Pensiamo alla custodia cautelare, alla valutazione della professionalità dei magistrati, alla separazione delle funzioni». Lo afferma la deputata di Italia viva e componente della commissione Giustizia della Camera, Lucia Annibali.

Onorevole Annibali, qual è la valenza dei cinque quesiti referendari sulla giustizia?
«Sono un primo passo per cambiare la giustizia nel nostro Paese. Esprimersi per il sì significa dare un forte segnale ad un Parlamento che ha messo in campo alcune riforme parziali ed incompiute. Favorire la partecipazione democratica del cittadino è fondamentale».

 

 

Ci sono dei quesiti che reputa rilevanti?
«Il quesito sulla separazione delle funzioni, che non è la separazione delle carriere, è a mio avviso importante. È vero che la riforma proposta dalla ministra della Giustizia, Marta Cartabia, interviene su questa questione, ma la lascia incompleta, perché prevede sulla carta un solo passaggio tra le funzioni giudicante e requirente. Il quesito referendario azzera, invece, i passaggi ed apre il terreno per una vera terzietà ed equidistanza del giudice rispetto alle parti nel processo».
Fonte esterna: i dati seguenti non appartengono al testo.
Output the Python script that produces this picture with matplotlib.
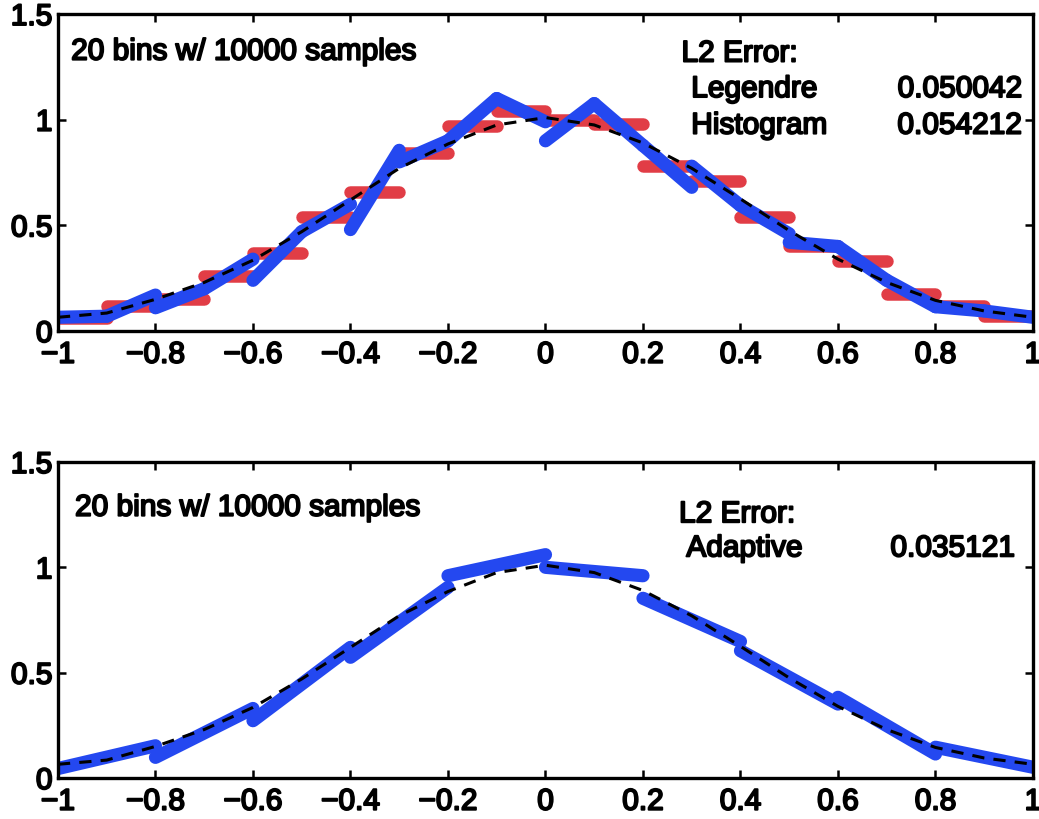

Cosa ne pensa della riforma Cartabia?
«Parliamo di un disegno di legge delega: quindi, non tutti gli interventi entreranno subito in vigore. Le misure, poi, sulla valutazione complessiva della professionalità dei magistrati, sulla separazione delle funzioni e sul sistema elettorale del Csm appaiono timide. Ad esempio, sulle valutazioni di professionalità si contempla un diritto di voto per l'avvocatura che non è pieno, perché si prevede che avvenga su segnalazione del consiglio dell'ordine. In merito, i referendum sono più diretti, visto che introducono il coinvolgimento nei consigli giudiziari degli accademici - università ed avvocatura-e quindi di tutta la componente laica».

 

 

Cosa non va nella giustizia italiana?
«Credo sia una giustizia che non venga percepita come tale dai cittadini né sul versante dell'efficienza né dal punto di vista dell'autonomia e dell'indipendenza del potere giudiziario. Al di là dei tecnicismi dei quesiti, i cinque referendum pongono una domanda agli elettori: vi sta bene il sistema così com'è o avvertite l'esigenza di un cambiamento?».

C'è ancora tanto, troppo silenzio sui quesiti referendari...
«Per quanto mi riguarda, ci saranno delle iniziative, a livello territoriale, che mi vedranno coinvolta. Come Italia viva, la scorsa settimana abbiamo fatto una maratona oratoria, davanti a Montecitorio, trasmessa da Radio Leopolda insieme a Radio radicale. Bisogna impegnarsi per rompere questo muro del silenzio. Il referendum è un appuntamento importante che implica l'espressione di una scelta da parte dei cittadini sulla vita politica del Paese. I quesiti rappresentano un modo, per gli elettori, di riappropriarsi anche di uno spazio politico che si è andato un po' perdendo nel corso del tempo».